THE REQUEST
Transcribe everything in the data word for word. Pictures are left out.

STORED DATA
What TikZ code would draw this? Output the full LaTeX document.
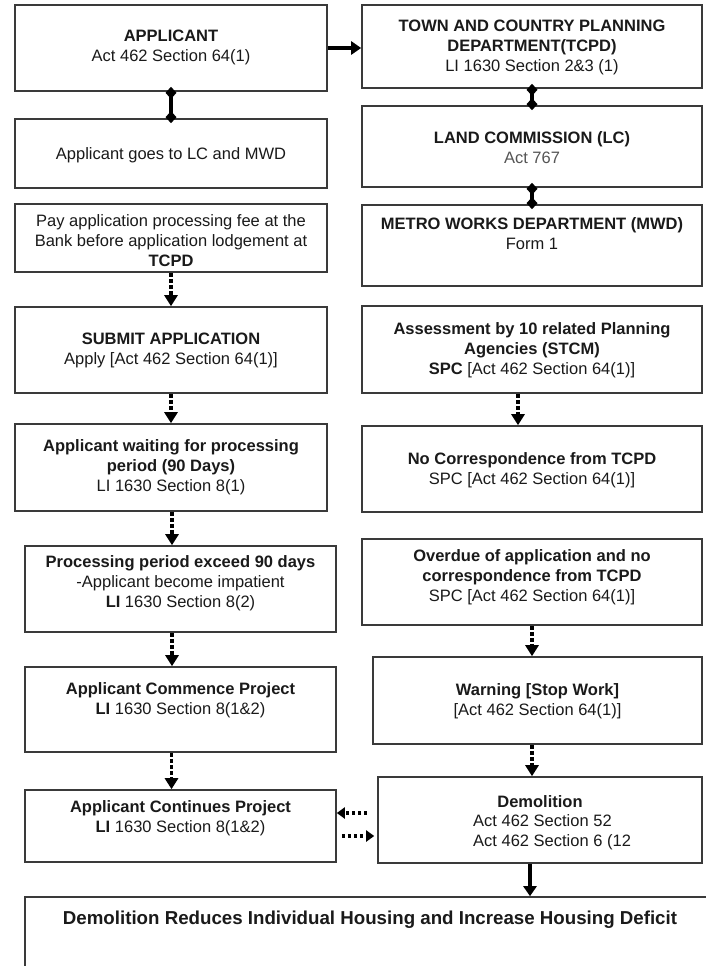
\documentclass[tikz,border=0pt]{standalone}
\usepackage{fontspec}
\setmainfont{Liberation Sans}
\usetikzlibrary{arrows.meta}
\definecolor{boxc}{HTML}{3A3A3A}
\definecolor{txtc}{HTML}{1A1A1A}
\definecolor{grayt}{HTML}{555555}
\begin{document}
\begin{tikzpicture}[x=1pt,y=-1pt,
  box/.style={draw=boxc, line width=1.6pt, rectangle, inner sep=0pt},
  txt/.style={align=center, font=\fontsize{16.5}{20}\selectfont, text=txtc, inner sep=0pt},
  diaconn/.style={line width=3.8pt, {Diamond[length=12pt,width=11pt]}-{Diamond[length=12pt,width=11pt]}, shorten <=-5pt, shorten >=-5pt},
  dasharrow/.style={line width=3.8pt, dash pattern=on 4pt off 2pt, -{Triangle[length=11pt,width=13pt]}},
  dotarrow/.style={line width=4pt, dash pattern=on 3pt off 3pt, -{Triangle[length=8pt,width=11pt]}},
  solidarrow/.style={line width=3.5pt, -{Triangle[length=10pt,width=13pt]}}
]
\useasboundingbox (0,0) rectangle (706,966);
\clip (0,0) rectangle (706,966);
\fill[white] (0,0) rectangle (706,966);

% left column boxes
\node[box, minimum width=312pt, minimum height=86pt] (app) at (171,48) {};
\node[box, minimum width=312pt, minimum height=69pt] (goes) at (171,153.5) {};
\node[box, minimum width=312pt, minimum height=68pt] (pay) at (171,238) {};
\node[box, minimum width=312pt, minimum height=86pt] (sub) at (171,350) {};
\node[box, minimum width=312pt, minimum height=87pt] (wait) at (171,467.5) {};
\node[box, minimum width=311pt, minimum height=86pt] (proc) at (180.5,589) {};
\node[box, minimum width=311pt, minimum height=85pt] (comm) at (180.5,709.5) {};
\node[box, minimum width=311pt, minimum height=72pt] (cont) at (180.5,826) {};

% right column boxes
\node[box, minimum width=340pt, minimum height=83pt] (tcpd) at (532,46.5) {};
\node[box, minimum width=340pt, minimum height=81pt] (lc) at (532,146.5) {};
\node[box, minimum width=340pt, minimum height=81pt] (mwd) at (532,245.5) {};
\node[box, minimum width=340pt, minimum height=87pt] (assess) at (532,349.5) {};
\node[box, minimum width=340pt, minimum height=86pt] (nocorr) at (532,469) {};
\node[box, minimum width=340pt, minimum height=86pt] (over) at (532,582) {};
\node[box, minimum width=329pt, minimum height=87pt] (warn) at (537.5,700.5) {};
\node[box, minimum width=324pt, minimum height=86pt] (demo) at (540,820) {};
\node[box, minimum width=710pt, minimum height=103pt] (bot) at (380,948.5) {};

% texts
\node[txt] (app-t) at (171,47.5) {\textbf{APPLICANT}\\Act 462 Section 64(1)};
\node[txt] (goes-t) at (171,155) {Applicant goes to LC and MWD};
\node[txt] (pay-t) at (171,241) {Pay application processing fee at the\\Bank before application lodgement at\\\textbf{TCPD}};
\node[txt] (sub-t) at (171,350.5) {\textbf{SUBMIT APPLICATION}\\Apply [Act 462 Section 64(1)]};
\node[txt] (wait-t) at (171,467.5) {\textbf{Applicant waiting for processing}\\\textbf{period (90 Days)}\\LI 1630 Section 8(1)};
\node[txt] (proc-t) at (180.5,583) {\textbf{Processing period exceed 90 days}\\-Applicant become impatient\\\textbf{LI} 1630 Section 8(2)};
\node[txt] (comm-t) at (180.5,700) {\textbf{Applicant Commence Project}\\\textbf{LI} 1630 Section 8(1\&2)};
\node[txt] (cont-t) at (180.5,818) {\textbf{Applicant Continues Project}\\\textbf{LI} 1630 Section 8(1\&2)};

\node[txt] (tcpd-t) at (532,47) {\textbf{TOWN AND COUNTRY PLANNING}\\\textbf{DEPARTMENT(TCPD)}\\LI 1630 Section 2\&3 (1)};
\node[txt] (lc-t) at (532,147.5) {\textbf{LAND COMMISSION (LC)}\\\textcolor{grayt}{Act 767}};
\node[txt] (mwd-t) at (532,234) {\textbf{METRO WORKS DEPARTMENT (MWD)}\\Form 1};
\node[txt] (assess-t) at (532,350) {\textbf{Assessment by 10 related Planning}\\\textbf{Agencies (STCM)}\\\textbf{SPC} [Act 462 Section 64(1)]};
\node[txt] (nocorr-t) at (532,470) {\textbf{No Correspondence from TCPD}\\SPC [Act 462 Section 64(1)]};
\node[txt] (over-t) at (532,577) {\textbf{Overdue of application and no}\\\textbf{correspondence from TCPD}\\SPC [Act 462 Section 64(1)]};
\node[txt] (warn-t) at (537.5,701.5) {\textbf{Warning [Stop Work]}\\{}[Act 462 Section 64(1)]};
\node[txt] (demo-t) at (540,802) {\textbf{Demolition}};
\node[txt, align=left, anchor=west] (demo-a) at (473,832.5) {Act 462 Section 52\\Act 462 Section 6 (12};
\node[txt, font=\fontsize{18.7}{22}\selectfont] (bot-t) at (370,920) {\textbf{Demolition Reduces Individual Housing and Increase Housing Deficit}};

% connectors
\draw[solidarrow] (app.east) -- (app.east -| tcpd.west);
\draw[diaconn] (app.south) -- (goes.north);
\draw[diaconn] (tcpd.south) -- (lc.north);
\draw[diaconn] (lc.south) -- (mwd.north);
\draw[dasharrow] (pay.south) -- (sub.north);
\draw[dasharrow] (sub.south) -- (wait.south |- wait.north);
\draw[dasharrow] ([xshift=1pt]wait.south) -- ([xshift=1pt]wait.south |- proc.north);
\draw[dasharrow] ([xshift=-8.5pt]proc.south) -- ([xshift=-8.5pt]comm.north);
\draw[dasharrow] ([xshift=-9pt]comm.south) -- ([xshift=-9pt]cont.north);
\draw[dasharrow] ([xshift=-14pt]assess.south) -- ([xshift=-14pt]nocorr.north);
\draw[dasharrow] (over.south) -- (over.south |- warn.north);
\draw[dasharrow] (warn.south -| over.south) -- (demo.north -| over.south);
\draw[solidarrow] ([xshift=-2pt]demo.south -| over.south) -- ([xshift=-2pt]bot.north -| over.south);
\draw[dotarrow] ([shift={(-10pt,7pt)}]demo.west) -- ([yshift=7pt]demo.west -| cont.east);
\draw[dotarrow] ([shift={(5pt,-16pt)}]demo.west -| cont.east) -- ([shift={(-3pt,-16pt)}]demo.west);
\end{tikzpicture}
\end{document}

TASK RESPONSE
What TikZ code would draw this? Output the full LaTeX document.
\documentclass[tikz,border=0pt]{standalone}
\usepackage{fontspec}
\setmainfont{Liberation Sans}
\usetikzlibrary{arrows.meta}
\definecolor{boxc}{HTML}{3A3A3A}
\definecolor{txtc}{HTML}{1A1A1A}
\definecolor{grayt}{HTML}{555555}
\begin{document}
\begin{tikzpicture}[x=1pt,y=-1pt,
  box/.style={draw=boxc, line width=1.6pt, rectangle, inner sep=0pt},
  txt/.style={align=center, font=\fontsize{16.5}{20}\selectfont, text=txtc, inner sep=0pt},
  diaconn/.style={line width=3.8pt, {Diamond[length=12pt,width=11pt]}-{Diamond[length=12pt,width=11pt]}, shorten <=-5pt, shorten >=-5pt},
  dasharrow/.style={line width=3.8pt, dash pattern=on 4pt off 2pt, -{Triangle[length=11pt,width=13pt]}},
  dotarrow/.style={line width=4pt, dash pattern=on 3pt off 3pt, -{Triangle[length=8pt,width=11pt]}},
  solidarrow/.style={line width=3.5pt, -{Triangle[length=10pt,width=13pt]}}
]
\useasboundingbox (0,0) rectangle (706,966);
\clip (0,0) rectangle (706,966);
\fill[white] (0,0) rectangle (706,966);

% left column boxes
\node[box, minimum width=312pt, minimum height=86pt] (app) at (171,48) {};
\node[box, minimum width=312pt, minimum height=69pt] (goes) at (171,153.5) {};
\node[box, minimum width=312pt, minimum height=68pt] (pay) at (171,238) {};
\node[box, minimum width=312pt, minimum height=86pt] (sub) at (171,350) {};
\node[box, minimum width=312pt, minimum height=87pt] (wait) at (171,467.5) {};
\node[box, minimum width=311pt, minimum height=86pt] (proc) at (180.5,589) {};
\node[box, minimum width=311pt, minimum height=85pt] (comm) at (180.5,709.5) {};
\node[box, minimum width=311pt, minimum height=72pt] (cont) at (180.5,826) {};

% right column boxes
\node[box, minimum width=340pt, minimum height=83pt] (tcpd) at (532,46.5) {};
\node[box, minimum width=340pt, minimum height=81pt] (lc) at (532,146.5) {};
\node[box, minimum width=340pt, minimum height=81pt] (mwd) at (532,245.5) {};
\node[box, minimum width=340pt, minimum height=87pt] (assess) at (532,349.5) {};
\node[box, minimum width=340pt, minimum height=86pt] (nocorr) at (532,469) {};
\node[box, minimum width=340pt, minimum height=86pt] (over) at (532,582) {};
\node[box, minimum width=329pt, minimum height=87pt] (warn) at (537.5,700.5) {};
\node[box, minimum width=324pt, minimum height=86pt] (demo) at (540,820) {};
\node[box, minimum width=710pt, minimum height=103pt] (bot) at (380,948.5) {};

% texts
\node[txt] (app-t) at (171,47.5) {\textbf{APPLICANT}\\Act 462 Section 64(1)};
\node[txt] (goes-t) at (171,155) {Applicant goes to LC and MWD};
\node[txt] (pay-t) at (171,241) {Pay application processing fee at the\\Bank before application lodgement at\\\textbf{TCPD}};
\node[txt] (sub-t) at (171,350.5) {\textbf{SUBMIT APPLICATION}\\Apply [Act 462 Section 64(1)]};
\node[txt] (wait-t) at (171,467.5) {\textbf{Applicant waiting for processing}\\\textbf{period (90 Days)}\\LI 1630 Section 8(1)};
\node[txt] (proc-t) at (180.5,583) {\textbf{Processing period exceed 90 days}\\-Applicant become impatient\\\textbf{LI} 1630 Section 8(2)};
\node[txt] (comm-t) at (180.5,700) {\textbf{Applicant Commence Project}\\\textbf{LI} 1630 Section 8(1\&2)};
\node[txt] (cont-t) at (180.5,818) {\textbf{Applicant Continues Project}\\\textbf{LI} 1630 Section 8(1\&2)};

\node[txt] (tcpd-t) at (532,47) {\textbf{TOWN AND COUNTRY PLANNING}\\\textbf{DEPARTMENT(TCPD)}\\LI 1630 Section 2\&3 (1)};
\node[txt] (lc-t) at (532,147.5) {\textbf{LAND COMMISSION (LC)}\\\textcolor{grayt}{Act 767}};
\node[txt] (mwd-t) at (532,234) {\textbf{METRO WORKS DEPARTMENT (MWD)}\\Form 1};
\node[txt] (assess-t) at (532,350) {\textbf{Assessment by 10 related Planning}\\\textbf{Agencies (STCM)}\\\textbf{SPC} [Act 462 Section 64(1)]};
\node[txt] (nocorr-t) at (532,470) {\textbf{No Correspondence from TCPD}\\SPC [Act 462 Section 64(1)]};
\node[txt] (over-t) at (532,577) {\textbf{Overdue of application and no}\\\textbf{correspondence from TCPD}\\SPC [Act 462 Section 64(1)]};
\node[txt] (warn-t) at (537.5,701.5) {\textbf{Warning [Stop Work]}\\{}[Act 462 Section 64(1)]};
\node[txt] (demo-t) at (540,802) {\textbf{Demolition}};
\node[txt, align=left, anchor=west] (demo-a) at (473,832.5) {Act 462 Section 52\\Act 462 Section 6 (12};
\node[txt, font=\fontsize{18.7}{22}\selectfont] (bot-t) at (370,920) {\textbf{Demolition Reduces Individual Housing and Increase Housing Deficit}};

% connectors
\draw[solidarrow] (app.east) -- (app.east -| tcpd.west);
\draw[diaconn] (app.south) -- (goes.north);
\draw[diaconn] (tcpd.south) -- (lc.north);
\draw[diaconn] (lc.south) -- (mwd.north);
\draw[dasharrow] (pay.south) -- (sub.north);
\draw[dasharrow] (sub.south) -- (wait.south |- wait.north);
\draw[dasharrow] ([xshift=1pt]wait.south) -- ([xshift=1pt]wait.south |- proc.north);
\draw[dasharrow] ([xshift=-8.5pt]proc.south) -- ([xshift=-8.5pt]comm.north);
\draw[dasharrow] ([xshift=-9pt]comm.south) -- ([xshift=-9pt]cont.north);
\draw[dasharrow] ([xshift=-14pt]assess.south) -- ([xshift=-14pt]nocorr.north);
\draw[dasharrow] (over.south) -- (over.south |- warn.north);
\draw[dasharrow] (warn.south -| over.south) -- (demo.north -| over.south);
\draw[solidarrow] ([xshift=-2pt]demo.south -| over.south) -- ([xshift=-2pt]bot.north -| over.south);
\draw[dotarrow] ([shift={(-10pt,7pt)}]demo.west) -- ([yshift=7pt]demo.west -| cont.east);
\draw[dotarrow] ([shift={(5pt,-16pt)}]demo.west -| cont.east) -- ([shift={(-3pt,-16pt)}]demo.west);
\end{tikzpicture}
\end{document}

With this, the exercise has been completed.